Centerville approved Ordinance 2025-15 to add a state-required water use and preservation element to its general plan, a move staff said aligns the city's five-year water conservation plan with Utah Senate Bill 110 (2022). The ordinance passed 5–0.

Centerville’s City Council on Nov. 18 voted to adopt a water use and preservation element into the city's general plan to comply with a 2022 state law requiring municipalities to add such an element by Dec. 31, 2025. The ordinance (2025-15) passed by voice vote, with the mayor announcing “the motion passes 5 nothing.”

Mike Eggert, Centerville’s community development director, told the council the change responds to Utah Senate Bill 110 and noted the statutory timeline: “Requires Utah municipalities and all counties to integrate a water use and preservation element into their general plan by 12/31/2025.” He later clarified, “I meant required. It's requirement by state.”

The ordinance adds a water-demand assessment, strategies to reduce demand, conservation encouragement and operational-efficiency measures. Eggert said the proposal is intended to dovetail with the city’s existing water conservation plan and cited Utah code sections that frame the requirement.

Several council members sought clearer drafting and more-local language before final adoption. Councilor Brian Plummer said he had reservations about a passage that appears to adopt the Weber Basin Water Conservancy District’s conservation goals directly into the general plan and asked for the language to say the city’s zoning code contains conservation goals “consistent with” Weber Basin rather than a blanket adoption. Eggert and other staff said the state Division of Natural Resources had reviewed the draft and stated it is compliant.

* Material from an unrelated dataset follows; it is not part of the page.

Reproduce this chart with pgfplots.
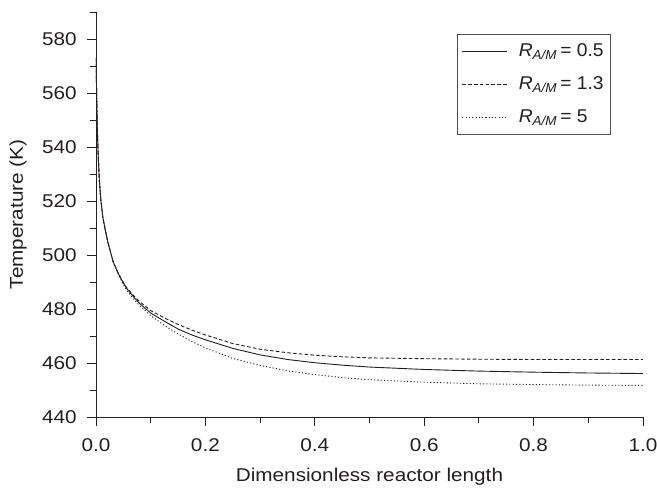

Eggert and staff emphasized the city will continue routine five-year reviews of its water conservation plan; Eggert noted the earlier plan was approved in 2014 and updated most recently in December 2021. The council approved the ordinance 5–0 and directed staff to make the modest wording adjustments discussed so the general plan language reads in Centerville-centric terms.

What happens next: The city will publish the adopted general plan amendment and follow up in future planning cycles and the five-year water conservation plan review scheduled in 2026.